June 18 (Bloomberg) -- Treasuries advanced, with two-year notes rising for a 10th straight week in their longest rally in a quarter-century, on concern Greece will struggle to avoid the euro area’s first sovereign-debt default.
Yields on notes of all maturities touched their 2011 lows this week as Greece’s Prime Minister George Papandreou pleaded with his allies in parliament to support his austerity plans. U.S. reports unexpectedly showed manufacturing in the Philadelphia and New York regions contracted before next week’s meeting of the Federal Open Market Committee.
“There is a lot of embedded fear in the marketplace,” said William Larkin, a fixed-income money manager in Salem, Massachusetts, at Cabot Money Management, which oversees $500 million. “People think the solution for Greece is going to be in years, if not decades.”
Yields on two-year notes decreased two basis points, or 0.02 percentage point, to 0.38 percent, according to Bloomberg Bond Trader prices. The 0.5 percent security due in May 2013 advanced 1/32, or 31 cents per $1,000 face amount, to 100 1/4.
The two-year note yields fell on June 16 to 0.33 percent, the lowest level since Nov. 5. The record low of 0.3118 percent was set the day before that. The last time two-year note yields dropped for 10 straight weeks was in February to April 1986.

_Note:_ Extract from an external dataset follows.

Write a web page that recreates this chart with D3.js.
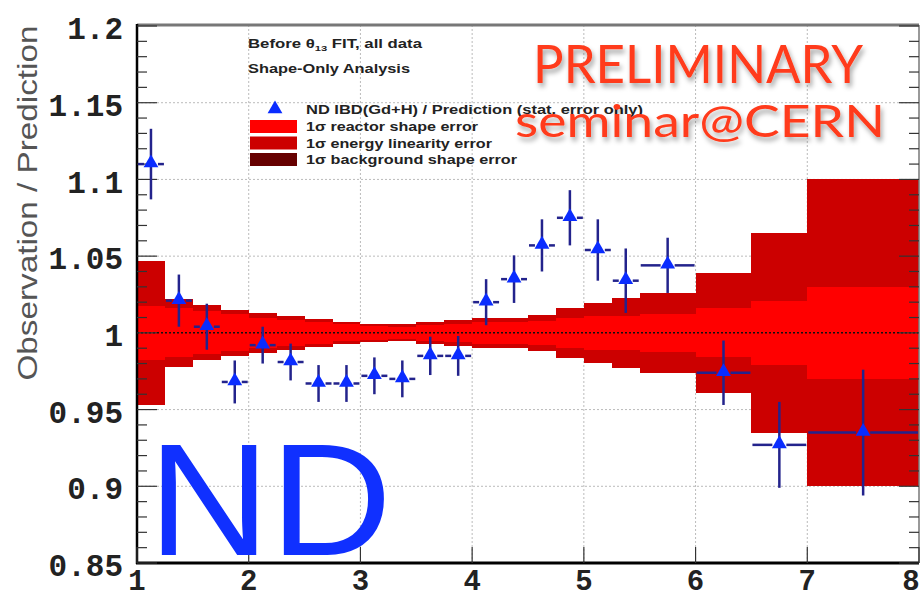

Volatility of U.S. debt is the highest in two months, according to Bank of America Merrill Lynch’s Move index. The gauge, measuring price swings based on over-the-counter options maturing in two to 30 years, rose to 87.90 on June 16, the most since April 8.
“I don’t know how it’s going to play out, and neither does the market,” said Thomas Roth, senior Treasury trader in New York at Mitsubishi UFJ Securities USA Inc. “That’s why we’re volatile, jumpy.”
Yields on 10-year notes slid three basis points to 2.94 percent this week after touching 2.88 percent on June 16, the lowest level since Dec. 1. They dropped 17 basis points in the two days ended June 16, the most since the period ended March 16. The yields increased 11 basis points on June 14 in the biggest advance since Jan. 5.
Bonds fluctuated yesterday as Germany’s Chancellor Angela Merkel signaled a willingness to compromise with the European Central Bank to avoid a default by Greece and a report showed U.S. leading indicators rose more than forecast.
Merkel told reporters in Berlin at a press conference with French President Nicolas Sarkozy that “we would like to have a participation of private creditors on a voluntary basis,” regarding aid for Greece.
Her comments indicated reconciliation between Germany’s insistence that investors help bail out Greece with ECB warnings backed by France that any compulsory move risked a default.
Attention now shifts to Athens, where Papandreou overhauled the Cabinet to secure passage of austerity measures needed for a European Union and International Monetary Fund bailout.
Italy’s credit ratings may be reduced by Moody’s Investors Service because of economic growth challenges, risks associated with efforts to reduce debt and the potential for higher borrowing costs.
The nation’s Aa2 local and foreign currency government bond ratings were placed under review for a possible downgrade, Moody’s said in a statement yesterday.
Treasuries have rallied this quarter, pushing 10-year note yields down 50 basis points, on economic reports showing a slowdown in global growth as well as concern Europe is struggling to contain its debt crisis.
U.S. figures showed regional manufacturing shrank this month. The Philadelphia Fed’s general economic index dropped to negative 7.7, from 3.9 a month earlier. The New York Fed’s Empire State Index fell to minus 7.8 from 11.9. Economists forecast readings greater than zero, indicating expansion.
Investors have reduced bets on an increase in the Fed’s target rate for overnight lending. Futures indicating the likelihood of higher borrowing costs by March 2012 dropped to 22 percent yesterday from 32 percent a month ago. The fed funds target has been held at zero to 0.25 percent since December 2008. Policy makers meet June 21-22.
The Fed purchased $19.308 billion of Treasuries this week as part of its $600 billion second round of quantitative easing. The program to support the economy expires this month.
Bond fell briefly yesterday as the Conference Board’s leading indicators advanced 0.8 percent in May after a 0.4 percent drop in the previous month. The median forecast of 51 economists in a Bloomberg News survey was for a 0.3 percent increase in the gauge of the U.S. outlook for the next three to six months.
“The leading indicators seem to be one of the first positive economic data that we’ve had in a while,” said Jason Rogan, director of U.S. government trading in New York at Guggenheim Partners LLC, a brokerage for institutional investors. “The market has priced in uncertainty in Europe and poor economic data in the U.S.”